I carved this melon basket for my daughter she is having a retirement party for a school teacher that taught 32 years. Marigolds surround the melon .


----------



## masta (May 12, 2007)

Awesome Job Harry...that took some time and patience to complete!


----------



## JWMINNESOTA (May 12, 2007)

That is incredible !


----------



## Waldo (May 13, 2007)

Bravo !! Bravo !!


----------



## bmorosco (May 13, 2007)

That looks awsome...It also looks like it took some time...It amazes me the talented people here at FVW!!!


----------



## jsmahoney (May 13, 2007)

WOW!


----------



## Wade E (May 13, 2007)

Very nice Harry. I dont mnow if I could do that as Im no carver. That
is about the only thing I cant do with wood as Im a woodworker but that
is just another art fork in itself. Great job!


----------



## NorthernWinos (May 13, 2007)

WOW!!!! LOVE IT!!! Much more elaborate than most I've seen. 
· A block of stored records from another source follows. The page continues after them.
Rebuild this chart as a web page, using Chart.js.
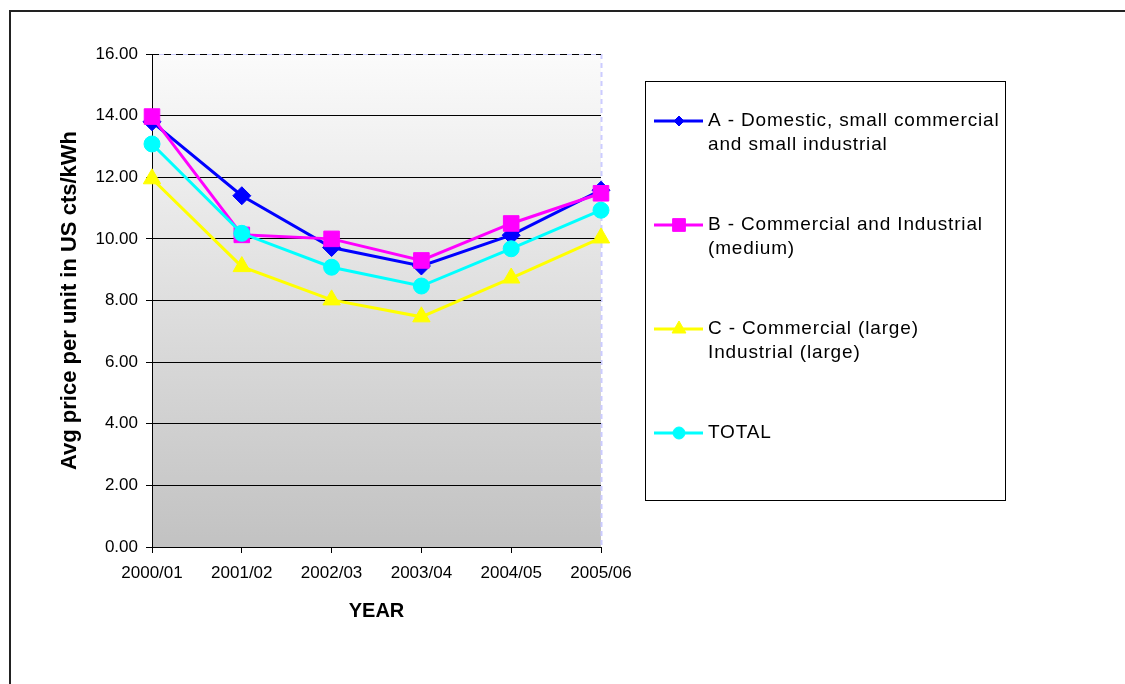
<!DOCTYPE html>
<html>
<head>
<meta charset="utf-8">
<title>Avg price per unit</title>
<script src="https://cdn.jsdelivr.net/npm/chart.js@4.4.0/dist/chart.umd.min.js"></script>
<style>
  html, body { margin: 0; padding: 0; background: #fff; }
  #wrap { width: 1125px; height: 684px; }
</style>
</head>
<body>
<div id="wrap"><canvas id="priceChart" width="1125" height="684"></canvas></div>
<script>
// values (US cts/kWh)
const years = ['2000/01', '2001/02', '2002/03', '2003/04', '2004/05', '2005/06'];
const seriesA = [13.80, 11.40, 9.72, 9.12, 10.12, 11.58];
const seriesB = [13.97, 10.13, 10.00, 9.30, 10.50, 11.48];
const seriesC = [11.95, 9.10, 8.02, 7.47, 8.73, 10.03];
const seriesTotal = [13.08, 10.18, 9.08, 8.47, 9.68, 10.93];

// legend text, split the way the reference wraps it
const seriesNames = [
    ['A - Domestic, small commercial', 'and small industrial'],
    ['B - Commercial and Industrial', '(medium)'],
    ['C - Commercial (large)', 'Industrial (large)'],
    ['TOTAL']
];
const yTicksMin = 0;
const yTicksMax = 16;
const yTicksStep = 2;

const FONT = "Arial, 'Liberation Sans', sans-serif";
Chart.defaults.color = '#000';
Chart.defaults.font.family = FONT;

function makeSet(i, data, color, style, radius) {
    return {
        label: seriesNames[i].join(' '),
        data: data,
        borderColor: color,
        backgroundColor: color,
        pointBackgroundColor: color,
        pointBorderColor: color,
        pointStyle: style,
        pointRadius: radius,
        pointHoverRadius: radius,
        pointBorderWidth: 1,
        borderWidth: 3,
        tension: 0,
        clip: false,
        order: 4 - i
    };
}

const legendRadius = [5, 9, 8, 6];

// background, frame and the custom legend box on the right
const frame = {
    id: 'frame',
    beforeDraw(chart) {
        const { ctx, chartArea: a } = chart;
        ctx.save();
        ctx.strokeStyle = '#222';
        ctx.lineWidth = 2;
        ctx.beginPath();
        ctx.moveTo(10, 1000);
        ctx.lineTo(10, 11);
        ctx.lineTo(1200, 11);
        ctx.stroke();

        const g = ctx.createLinearGradient(0, a.top, 0, a.bottom);
        g.addColorStop(0, '#fbfbfb');
        g.addColorStop(1, '#c2c2c2');
        ctx.fillStyle = g;
        ctx.fillRect(a.left, a.top, a.right - a.left, a.bottom - a.top);

        // dashed edges of the plot area
        ctx.lineWidth = 1;
        ctx.strokeStyle = '#ccccff';
        ctx.beginPath();
        ctx.moveTo(a.left, a.top + 0.5);
        ctx.lineTo(a.right, a.top + 0.5);
        ctx.moveTo(a.left, a.bottom + 0.5);
        ctx.lineTo(a.right, a.bottom + 0.5);
        ctx.stroke();
        ctx.lineWidth = 2;
        ctx.setLineDash([5, 4]);
        ctx.beginPath();
        ctx.moveTo(a.right + 0.5, a.top);
        ctx.lineTo(a.right + 0.5, a.bottom);
        ctx.stroke();
        ctx.lineWidth = 1;
        ctx.strokeStyle = '#000';
        ctx.setLineDash([7, 5]);
        ctx.beginPath();
        ctx.moveTo(a.left, a.top + 0.5);
        ctx.lineTo(a.right, a.top + 0.5);
        ctx.stroke();
        ctx.restore();
    },
    afterDraw(chart) {
        const { ctx } = chart;
        ctx.save();
        ctx.strokeStyle = '#000';
        ctx.lineWidth = 1;
        ctx.strokeRect(645.5, 81.5, 360, 419);

        ctx.font = '19px ' + FONT;
        ctx.letterSpacing = '0.85px';
        ctx.textBaseline = 'middle';
        ctx.textAlign = 'left';
        chart.data.datasets.forEach((ds, i) => {
            const y = 121 + i * 104;
            ctx.strokeStyle = ds.borderColor;
            ctx.lineWidth = 3;
            ctx.beginPath();
            ctx.moveTo(654, y);
            ctx.lineTo(703, y);
            ctx.stroke();
            ctx.fillStyle = ds.pointBackgroundColor;
            ctx.lineWidth = 1;
            Chart.helpers.drawPoint(ctx, { pointStyle: ds.pointStyle, radius: legendRadius[i], borderWidth: 1, rotation: 0 }, 679, y);
            ctx.fillStyle = '#000';
            seriesNames[i].forEach((line, k) => {
                ctx.fillText(line, 708, y + k * 24);
            });
        });
        ctx.restore();
    }
};

const ctx = document.getElementById('priceChart').getContext('2d');
const priceChart = new Chart(ctx, {
    type: 'line',
    data: {
        labels: years,
        datasets: [
            makeSet(0, seriesA, '#0000ff', 'rectRot', 9),
            makeSet(1, seriesB, '#ff00ff', 'rect', 11),
            makeSet(2, seriesC, '#ffff00', 'triangle', 10),
            makeSet(3, seriesTotal, '#00ffff', 'circle', 8)
        ]
    },
    options: {
        responsive: false,
        animation: false,
        devicePixelRatio: 1,
        layout: { padding: { left: 53, top: 54, right: 524, bottom: 57 } },
        plugins: {
            legend: { display: false },
            tooltip: { enabled: false }
        },
        scales: {
            x: {
                offset: false,
                afterFit: s => { s.height = 80; },
                grid: { drawOnChartArea: false, tickLength: 6, tickColor: '#000' },
                border: { display: true, color: '#000', dash: [8, 4] },
                ticks: { font: { size: 17 }, padding: 10, maxRotation: 0 },
                title: {
                    display: true,
                    text: 'YEAR',
                    font: { size: 20, weight: 'bold' },
                    padding: { top: 4, bottom: 4 }
                }
            },
            y: {
                min: yTicksMin,
                max: yTicksMax,
                afterFit: s => { s.width = 99; },
                grid: {
                    tickLength: 6,
                    tickColor: '#000',
                    color: c => (c.tick && (c.tick.value === yTicksMax || c.tick.value === yTicksMin)) ? 'rgba(0,0,0,0)' : '#000'
                },
                border: { display: true, color: '#000' },
                ticks: {
                    stepSize: yTicksStep,
                    font: { size: 17 },
                    padding: 8,
                    callback: v => v.toFixed(2)
                },
                title: {
                    display: true,
                    text: 'Avg price per unit in US cts/kWh',
                    font: { size: 22, weight: 'bold' },
                    padding: { top: 4, bottom: 4 }
                }
            }
        }
    },
    plugins: [frame]
});
</script>
</body>
</html>
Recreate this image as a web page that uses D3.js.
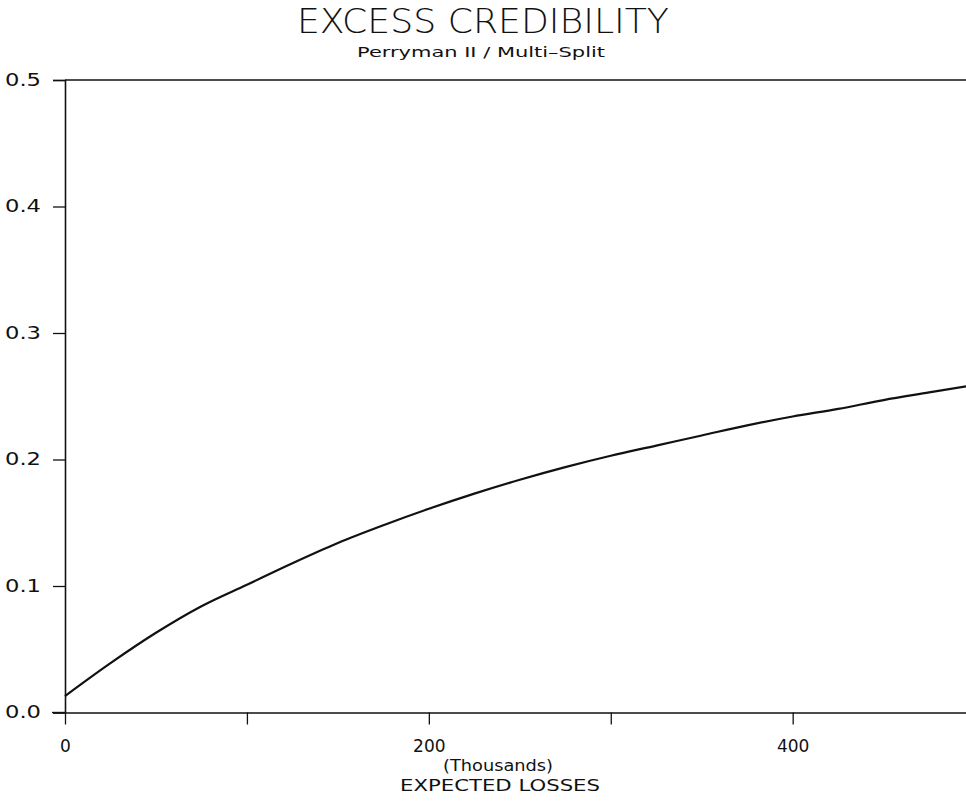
<!DOCTYPE html>
<html>
<head>
<meta charset="utf-8">
<script src="https://cdn.jsdelivr.net/npm/d3@7"></script>
<style>
  html, body { margin: 0; padding: 0; background: #fff; }
  svg { display: block; }
  text { font-family: "DejaVu Sans", sans-serif; fill: #111; }
</style>
</head>
<body>
<script>
// Expected losses (thousands) and excess credibility
const losses = [0, 25, 50, 75, 100, 125, 150, 175, 200, 225, 250, 275, 300, 325, 350, 375, 400, 425, 450, 475, 500];
const credibility = [0.013, 0.039, 0.063, 0.084, 0.101, 0.118, 0.134, 0.148, 0.161, 0.173, 0.184, 0.194, 0.203, 0.211, 0.219, 0.227, 0.234, 0.240, 0.247, 0.253, 0.259];
const xTicks = [0, 100, 200, 300, 400];
const xTickLabels = ["0", "", "200", "", "400"];
const yTicks = [0.0, 0.1, 0.2, 0.3, 0.4, 0.5];
const yTickLabels = ["0.0", "0.1", "0.2", "0.3", "0.4", "0.5"];

const W = 966, H = 804;
const svg = d3.select("body").append("svg").attr("width", W).attr("height", H);

const x = d3.scaleLinear().domain([0, 500]).range([65, 974.6]);
const y = d3.scaleLinear().domain([0, 0.5]).range([712.5, 80]);

// Titles
svg.append("text").attr("x", 483).attr("y", 33)
  .attr("text-anchor", "middle").attr("font-size", 34).attr("font-weight", 200)
  .attr("textLength", 372).attr("lengthAdjust", "spacingAndGlyphs")
  .text("EXCESS CREDIBILITY");
svg.append("text").attr("x", 481).attr("y", 57)
  .attr("text-anchor", "middle").attr("font-size", 14)
  .attr("textLength", 248).attr("lengthAdjust", "spacingAndGlyphs")
  .text("Perryman II / Multi\u2013Split");

// Y axis: ticks point outward to the left
const yAxis = d3.axisLeft(y).tickValues(yTicks).tickSize(12)
  .tickFormat((d, i) => yTickLabels[i]).tickPadding(12);
const gy = svg.append("g").attr("transform", `translate(${x(0)},0)`).call(yAxis);
gy.select(".domain").attr("stroke", "#111").attr("stroke-width", 1.6);
gy.selectAll(".tick line").attr("stroke", "#111").attr("stroke-width", 1.3);
gy.selectAll(".tick text").attr("font-size", 17).attr("font-family", "DejaVu Sans, sans-serif")
  .attr("fill", "#111").attr("textLength", 36).attr("lengthAdjust", "spacingAndGlyphs");

// Top frame line at 0.5
svg.append("line").attr("x1", x(0)).attr("x2", W).attr("y1", y(0.5)).attr("y2", y(0.5))
  .attr("stroke", "#111").attr("stroke-width", 1.4);

// X axis: ticks downward, labels on alternate ticks
const xAxis = d3.axisBottom(x).tickValues(xTicks).tickSize(12).tickSizeOuter(0)
  .tickFormat((d, i) => xTickLabels[i]).tickPadding(15);
const gx = svg.append("g").attr("transform", `translate(0,${y(0)})`).call(xAxis);
gx.select(".domain").attr("stroke", "#111").attr("stroke-width", 1.4);
gx.selectAll(".tick line").attr("stroke", "#111").attr("stroke-width", 1.3);
gx.selectAll(".tick text").attr("font-size", 17).attr("font-family", "DejaVu Sans, sans-serif").attr("fill", "#111");
// extend the zero line a little left of the y axis
svg.append("line").attr("x1", 52).attr("x2", x(0)).attr("y1", y(0)).attr("y2", y(0))
  .attr("stroke", "#111").attr("stroke-width", 1.4);

// Axis titles
svg.append("text").attr("x", 498).attr("y", 771).attr("text-anchor", "middle")
  .attr("font-size", 16).attr("textLength", 110).attr("lengthAdjust", "spacingAndGlyphs")
  .text("(Thousands)");
svg.append("text").attr("x", 500).attr("y", 791).attr("text-anchor", "middle")
  .attr("font-size", 15).attr("textLength", 200).attr("lengthAdjust", "spacingAndGlyphs")
  .text("EXPECTED LOSSES");

// Curve
const line = d3.line().x((d, i) => x(losses[i])).y(d => y(d)).curve(d3.curveMonotoneX);
svg.append("path").datum(credibility).attr("d", line)
  .attr("fill", "none").attr("stroke", "#111").attr("stroke-width", 2.2);
</script>
</body>
</html>
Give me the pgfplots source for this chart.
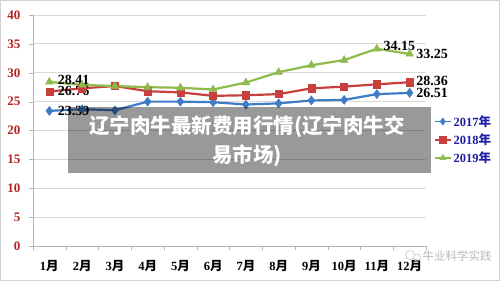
\documentclass[border=0pt]{standalone}
\usepackage{fontspec}
\setmainfont{Liberation Serif}
\newfontfamily\cjk{Noto Sans CJK SC}
\usepackage{pgfplots}
\pgfplotsset{compat=1.18}
\definecolor{darkred}{HTML}{B22222}
\definecolor{lblue}{HTML}{3F7CC6}
\definecolor{lred}{HTML}{C8403C}
\definecolor{lgreen}{HTML}{8DBB4C}
\definecolor{legblue}{HTML}{1C1CA6}
\begin{document}
\begin{tikzpicture}[x=1pt,y=1pt]
\fill[white] (0,0) rectangle (500,281);
\draw[gray!35] (0.5,0.5) rectangle (499.5,280.5);
\begin{axis}[
  at={(33pt,35pt)}, anchor=south west,
  scale only axis, width=393pt, height=231pt,
  xmin=-0.5, xmax=11.5, ymin=0, ymax=40,
  ytick={0,5,...,40},
  xtick={0,...,11},
  xticklabels={1{\cjk 月},2{\cjk 月},3{\cjk 月},4{\cjk 月},5{\cjk 月},6{\cjk 月},7{\cjk 月},8{\cjk 月},9{\cjk 月},10{\cjk 月},11{\cjk 月},12{\cjk 月}},
  minor xtick={-0.5,0.5,...,11.5},
  major x tick style={draw=none},
  minor tick length=4pt,
  major tick length=4pt,
  tick align=outside,
  tick pos=left,
  tick style={gray!60},
  axis x line*=bottom, axis y line*=left,
  axis line style={gray!60},
  ymajorgrids, grid style={gray!30, line width=0.8pt},
  /pgf/number format/assume math mode=true,
  yticklabel style={text=darkred, font=\bfseries\fontsize{13}{14}\selectfont, xshift=-5pt},
  xticklabel style={text=black, font=\bfseries\fontsize{12.5}{14}\selectfont, yshift=-7pt},
  every axis plot/.append style={line width=2.2pt},
  legend style={at={(1.02,0.46)}, anchor=west, draw=none, fill=none,
    font=\bfseries\fontsize{12.5}{14}\selectfont, text=legblue,
    row sep=2pt, inner sep=0pt},
  legend cell align=left,
  legend image code/.code={\draw[#1, line width=1.6pt] (0pt,0pt) -- (16pt,0pt); \draw[#1, mark size=3.5pt] plot coordinates {(8pt,0pt)};},
  clip=false,
]
\addplot[color=lblue, mark=diamond*, mark size=4.5pt, mark options={fill=lblue, line width=0.5pt}] coordinates {
(0,23.39)(1,23.7)(2,23.5)(3,25.0)(4,25.0)(5,24.9)(6,24.5)(7,24.7)(8,25.2)(9,25.3)(10,26.3)(11,26.51)};
\addlegendentry{2017{\cjk 年}}
\addplot[color=lred, mark=square*, mark size=3.6pt, mark options={fill=lred, line width=0.5pt}] coordinates {
(0,26.76)(1,27.3)(2,27.7)(3,26.8)(4,26.6)(5,26.0)(6,26.1)(7,26.3)(8,27.3)(9,27.6)(10,28.0)(11,28.36)};
\addlegendentry{2018{\cjk 年}}
\addplot[color=lgreen, mark=triangle*, mark size=4.5pt, mark options={fill=lgreen, line width=0.5pt}] coordinates {
(0,28.41)(1,27.9)(2,27.7)(3,27.5)(4,27.4)(5,27.1)(6,28.3)(7,30.1)(8,31.3)(9,32.2)(10,34.15)(11,33.25)};
\addlegendentry{2019{\cjk 年}}
\begin{scope}[every node/.style={font=\bfseries\fontsize{14}{15}\selectfont, text=black, anchor=west, inner sep=0pt}]
\node at (axis cs:0.25,28.8) {28.41};
\node at (axis cs:0.25,26.9) {26.76};
\node at (axis cs:0.25,23.4) {23.39};
\node at (axis cs:10.2,34.6) {34.15};
\node at (axis cs:11.2,33.2) {33.25};
\node at (axis cs:11.2,28.5) {28.36};
\node at (axis cs:11.2,26.5) {26.51};
\end{scope}
\end{axis}
\fill[black, opacity=0.4] (68,108) rectangle (431,174);
\node[text=white, font=\cjk\bfseries\fontsize{20.5}{29}\selectfont, align=center] at (247,140) {辽宁肉牛最新费用行情(辽宁肉牛交\\易市场)};
\node[text=gray!55, font=\cjk\fontsize{11.5}{12}\selectfont, anchor=west] at (419,25) {牛业科学实践};
\draw[gray!45, line width=0.6pt] (410,26) circle (4.5) (417,23.5) circle (3.5);
\end{tikzpicture}
\end{document}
Could you share how to get started doing that??? Do you draw it on the melon??? What kind of knife do you use.....


That's just super.*Edited by: Northern Winos *


----------



## rgecaprock (May 13, 2007)

Harry,


That is a beautiful work of art!!!!


----------



## Harry (May 15, 2007)

Sorry it took me so long to answer, It took me about 1 hour to make the basket,Its really easy,I just sat it on the table and found the way it sits then i rolled it over and cut a flat place on the bottom, Then i cut the 2 side peices th make the handle, Scooped the melon out and took a pearing Knife to cut V notches on the sides and handle,Than I went out to my veggy garden and picked the Marigold flowers, Placed them around the melon. On the basket handle i took the pearing knife and made the holes to put the flower stems in. My daughter really liked it and the teachers at the retirement party were empressed .


Harry


----------



## geocorn (May 15, 2007)

Very nice, Harry. I would have cut myself and bled for hours (blood thinners do that).


----------



## Harry (May 15, 2007)

Hi George 


I know about blood thinners i am on plavix and 325 mil.Ecotrin i have 6 stents and had a tripple bypass in 1995 ,So when i do my wood working i have to be really carefull &amp; when i pick my Blackberrys i have to wear rubber glover to keep from getting stuck from the thorns. but we gotta what we gotta do


Harry


----------



## geocorn (May 15, 2007)

I just have 3 stents and take plavix and aspirin. A paper cut seams to bleed for hours!


----------